Continued vigilance and fidelity to the intent of Senate Bill 191, Colorado’s landmark teacher evaluation legislation, is necessary.
The law, which passed in 2010 despite furious opposition from the state’s largest teachers union, relies on growth in student academic achievement for half of a teacher’s evaluation. It also changes the way teachers earn tenure.
The most recent milestone in the conversion to this new system came Wednesday when a state panel presented the results of its work on how to define effective teachers and principals. It is more complicated than one might think, and we’re glad to see the panel’s work reflect that complexity.
The broad outlines the State Council for Educator Effectiveness delivered to the State Board of Education included 60 recommendations that the board will use to devise rules and regulations.
Those recommendations comprise an important foundational document for the work ahead.
Effective teachers will ensure “equitable learning opportunities and growth for all students.” And effective principals will be “responsible for the collective success of their schools.”
That sliver of the panel’s work provides an idea of the broader principles.
Next, the State Board of Education will issue rules, which are due in the fall. And the state Department of Education will get to work devising a model evaluation system, and creating measurement tools for subjects and grades not covered by the Colorado Student Assessment Program, or CSAP.
As the process continues, the shape of the evaluation system will come into focus, as will the cost. Both are crucial concerns.
Since Colorado is a local-control state when it comes to schools, the rubber will meet the road at the district level. Whether districts use the new evaluation process to, as one member of the panel told us, have the hard conversations is key to success of the system.
It will be a culture change for many schools, but principals must use the new evaluation tools—and teacher improvement supports—to help teachers improve or help them move along.
The cost of putting the system into action is something the state needs to be conscious of as well.

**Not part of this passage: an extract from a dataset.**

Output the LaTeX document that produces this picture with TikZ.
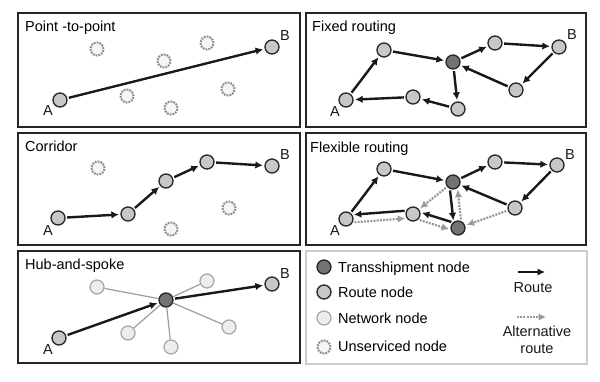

At this point, a consultant has estimated districts could face an initial cost of $53 per student. Other costs could follow, and it could be particularly expensive to help those teachers deemed ineffective.
At a time when districts are facing state funding cuts, those will be difficult costs to absorb. It’s unfortunate the state did not win a Race to the Top federal grant—an opportunity scuttled by opponents of the teacher evaluation bill, including the Colorado Education Association.
Perhaps there are other federal grants or funding sources that state officials can pursue. Grant givers may find this state’s efforts worth funding since Colorado’s law and evaluation system are leading-edge reforms being replicated around the country.
There’s a long road ahead before a new way of looking at teachers and principals is fully deployed in Colorado. We hope the ensuing steps are as sound and purposeful at this one.